Original structure of the Abby Aldrich Rockefeller Folk Art Museum, Williamsburg, Virginia, pictured in February 2020.
Original structure of the Abby Aldrich Rockefeller Folk Art Museum, Williamsburg, Virginia, pictured in February 2020. — Photo: Pbritti | CC BY-SA 4.0

Abby Aldrich Rockefeller Folk Art Museum

museumfolk-artcolonial-williamsburgrockefellerart-history
4 min read

Abby Aldrich Rockefeller spent the 1920s and 1930s collecting the kind of art that respectable American museums refused to take seriously: anonymous nineteenth-century portraits, painted ship figureheads, weathervanes shaped like roosters and racehorses, quilts and tavern signs and shop trade figures. Her husband John D. Rockefeller Jr. was bankrolling the reconstruction of Colonial Williamsburg, and in 1935 she loaned part of her growing folk art collection to the project. Four years later she gave it outright. By 1957, nine years after Abby's death, the world had its first - and still the oldest continuously operated - museum dedicated to American folk art.
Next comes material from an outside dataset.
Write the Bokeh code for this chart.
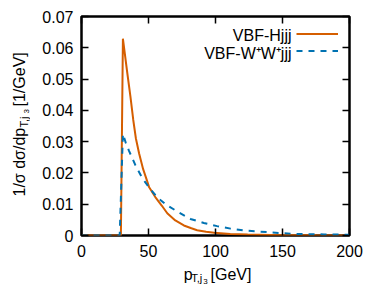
import math
from bokeh.plotting import figure
from bokeh.layouts import row, column
from bokeh.models import (Range1d, LinearAxis, FixedTicker, Label, Legend, LegendItem)
from bokeh.embed import file_html
from bokeh.resources import INLINE

# ---- data ----
h_pt = [0, 29.4, 30.9, 34.0, 36.5, 38.6, 40.6, 43.0, 46.0, 48.5, 50.5, 55.5, 60.0,
        64.0, 70.0, 76.4, 82.0, 86.3, 93.0, 99.0, 111.0, 124.0, 150.0, 175.0, 200.0]
h_val = [0, 0, 0.0629, 0.0525, 0.0445, 0.0370, 0.0310, 0.0262, 0.0212, 0.0180, 0.0154,
         0.0120, 0.0095, 0.0071, 0.0048, 0.0032, 0.0023, 0.0017, 0.0012, 0.0009,
         0.0005, 0.0003, 0.0001, 0.00005, 0.00003]

ww_pt = [0, 28.5, 30.9, 33.0, 35.3, 40.3, 45.3, 50.5, 56.5, 64.0, 72.6, 81.3, 91.3,
         101.2, 111.2, 121.1, 131.0, 141.0, 151.0, 161.0, 171.0, 181.0, 191.0, 200.0]
ww_val = [0, 0, 0.0325, 0.0297, 0.0272, 0.0224, 0.0184, 0.0153, 0.0122, 0.0096, 0.0074,
          0.0053, 0.0040, 0.0030, 0.0022, 0.0016, 0.0013, 0.0010, 0.0007, 0.0005,
          0.0004, 0.00035, 0.0003, 0.00025]

x_ticks = [0, 50, 100, 150, 200]
x_tick_labels = ["0", "50", "100", "150", "200"]
y_ticks = [0, 0.01, 0.02, 0.03, 0.04, 0.05, 0.06, 0.07]
y_tick_labels = ["0", "0.01", "0.02", "0.03", "0.04", "0.05", "0.06", "0.07"]

series_names = ["VBF-Hjjj", "VBF-W\u207aW\u207ajjj"]
colors = ["#D55E00", "#0072B2"]

# axis-title pieces (text, font size)
x_title = [("p", "16px"), ("T,j", "11px"), ("3", "8px"), ("[GeV]", "16px")]
y_title = [("1/\u03c3 d\u03c3/dp", "16px"), ("T,j", "11px"), ("3", "8px"), ("[1/GeV]", "16px")]

FONT = "Liberation Sans"
FS = "16px"

YW = 30          # width of the y-title strip
MAIN_H = 263     # height of the main figure
XH = 299 - MAIN_H
FRAME_LEFT = 81  # page x of the plot frame

p = figure(width=374 - YW, height=MAIN_H, output_backend="svg", toolbar_location=None,
           x_range=Range1d(0, 200), y_range=Range1d(0, 0.07),
           min_border_left=FRAME_LEFT - YW, min_border_right=25, min_border_top=16,
           min_border_bottom=MAIN_H - 235)
p.grid.visible = False
p.outline_line_color = "black"
p.outline_line_width = 2.5
p.background_fill_color = "white"
p.border_fill_color = "white"

def style_axis(ax, ticks, labels, show_labels, standoff):
    ax.ticker = FixedTicker(ticks=ticks)
    if show_labels:
        ax.major_label_overrides = {t: l for t, l in zip(ticks, labels)}
    else:
        ax.major_label_overrides = {t: "" for t in ticks}
    ax.axis_line_color = None
    ax.major_tick_in = 7
    ax.major_tick_out = 0
    ax.major_tick_line_width = 1.5
    ax.major_tick_line_color = "black"
    ax.minor_tick_line_color = None
    ax.major_label_text_font = FONT
    ax.major_label_text_color = "black"
    ax.major_label_text_font_size = FS
    ax.major_label_standoff = standoff

style_axis(p.xaxis[0], x_ticks, x_tick_labels, True, 9)
style_axis(p.yaxis[0], y_ticks, y_tick_labels, True, 8)

top_ax = LinearAxis()
style_axis(top_ax, x_ticks, x_tick_labels, False, 0)
p.add_layout(top_ax, "above")
right_ax = LinearAxis()
style_axis(right_ax, y_ticks, y_tick_labels, False, 0)
p.add_layout(right_ax, "right")

r_h = p.line(h_pt, h_val, line_color=colors[0], line_width=2)
r_ww = p.line(ww_pt, ww_val, line_color=colors[1], line_width=2, line_dash="6 6")

# legend: line samples on the right, texts placed to their left
legend = Legend(items=[LegendItem(label=" ", renderers=[r_h]),
                       LegendItem(label=" ", renderers=[r_ww])],
                location=(215, 176), glyph_width=42, glyph_height=17,
                label_height=17, label_width=1, label_standoff=0, spacing=0,
                padding=0, margin=0, border_line_color=None,
                background_fill_alpha=0, label_text_font_size="1px")
p.add_layout(legend)

for name, fy in zip(series_names, [200, 182]):
    p.add_layout(Label(x=210, y=fy, x_units="screen", y_units="screen", text=name,
                       text_align="right", text_baseline="alphabetic",
                       text_font=FONT, text_font_size=FS, text_color="black"))

def strip(w, h):
    f = figure(width=w, height=h, output_backend="svg", toolbar_location=None,
               x_range=Range1d(0, w), y_range=Range1d(0, h),
               x_axis_location=None, y_axis_location=None,
               min_border=0, min_border_left=0, min_border_right=0,
               min_border_top=0, min_border_bottom=0)
    f.grid.visible = False
    f.outline_line_color = None
    f.background_fill_color = "white"
    f.border_fill_color = "white"
    return f

# x title strip below the main figure (its frame lines up with the main frame)
xf = strip(374 - YW, XH)
x_pos = [(183.3, 274.3), (190.7, 277.7), (202.7, 281.0), (210.0, 274.3)]
for (t, fs), (px, py) in zip(x_title, x_pos):
    xf.add_layout(Label(x=px - FRAME_LEFT, y=299 - py, x_units="screen", y_units="screen",
                        text=t, text_align="left", text_baseline="alphabetic",
                        text_font=FONT, text_font_size=fs, text_color="black"))

# y title strip (left of everything), rotated text reading upwards
yf = strip(YW, 299)
y_pos = [(19, 196), (23, 127), (26, 113), (19, 106)]
for (t, fs), (px, py) in zip(y_title, y_pos):
    yf.add_layout(Label(x=px, y=299 - py, x_units="screen", y_units="screen", text=t,
                        angle=math.pi / 2, text_align="left", text_baseline="alphabetic",
                        text_font=FONT, text_font_size=fs, text_color="black"))

layout = row(yf, column(p, xf, spacing=0), spacing=0)
open("out.html", "w").write(file_html(layout, INLINE))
A Collection No One Else Wanted

Folk art in the 1920s was not yet a category academic museums respected. The Metropolitan Museum of Art and the Museum of Modern Art each accepted a portion of Abby Rockefeller's holdings, but the bulk needed a home of its own. The Ludwell-Paradise House in Williamsburg took the first loan in 1935 - works dating back to the 1720s, a span covering more than two centuries of unsigned American eyes looking at unsigned American things. After Abby died in 1948, her son David Rockefeller added another 54 objects she had given to the Met and to MoMA. By 1956 the gathered collection was outgrowing the colonial house that held it.

Lowering the Ceilings

Nina Fletcher Little, a pioneer scholar of American decorative arts, advised the Rockefellers on the new museum. Her instinct was the opposite of grandeur. 'Lower the ceilings,' she suggested, and turn the interior into a series of rooms scaled to the houses these objects had originally inhabited. She did the first scholarly research on the collection, attributed paintings, and wrote its first catalogue. The Abby Aldrich Rockefeller Folk Art Collection opened in May 1957 in a two-story Georgian-Federal Revival brick building with a prominent oval garden, just outside Colonial Williamsburg's historic district at South England Street, next door to the Williamsburg Inn. In 1992 the museum added 19,000 square feet of single-story brick gallery with a planted wood-and-brick pergola and a fountain garden, designed by Roche-Dinkeloo.

Through the Public Hospital

In 2007 the folk art collection moved. It left South England Street and joined the DeWitt Wallace Decorative Arts Museum on Francis Street between Nassau and South Henry, near Merchants Square. The two museums now share an entrance below Colonial Williamsburg's restored Public Hospital of 1773 - an arrival sequence the official description calls 'notably circuitous,' meaning visitors descend beneath an eighteenth-century mental hospital to reach the eighteenth-century portraits inside. The new home gave folk art 10,400 square feet of exhibition space spread across eleven galleries. The old building with its oval garden, and the 1992 addition with its fountain, became part of the Spa of Colonial Williamsburg - the same brick walls Nina Little had designed scaled to domestic life, now scaled to massage tables.

A Forty-Million-Dollar Future

In 2014 the Colonial Williamsburg Foundation announced a $40 million addition to expand the joint museum complex. The expansion completed in 2020, nearly tripling the gallery space and giving the folk art collection a dedicated street-level entrance for the first time since it left South England Street. Thomas N. Armstrong III - who had run the Whitney Museum of American Art in New York - served as one of the museum's most notable curators, bringing big-museum scholarship to a collection that began as one wealthy woman's contrarian taste in the 1920s. The museum now holds the deepest collection of American folk art anywhere: paintings by anonymous limners, painted furniture, carved birds and ship figureheads, samplers stitched by twelve-year-olds, and weathervanes that once swung above barns from Maine to Virginia.

From the Air

The Abby Aldrich Rockefeller Folk Art Museum sits at 37.1545 N, 76.4159 W in Colonial Williamsburg, near Merchants Square and the Public Hospital of 1773. From 3,000 feet on a clear day, look for the orderly grid of colonial reconstructions between Capitol Landing Road and Francis Street, with the brick Wren Building of William and Mary at the southwest corner of the historic district. Newport News/Williamsburg International (KPHF) is 7 nm south-southeast. Williamsburg-Jamestown (KJGG) general aviation is 5 nm southwest. Naval Weapons Station Yorktown restricted areas lie 4 nm east - check NOTAMs.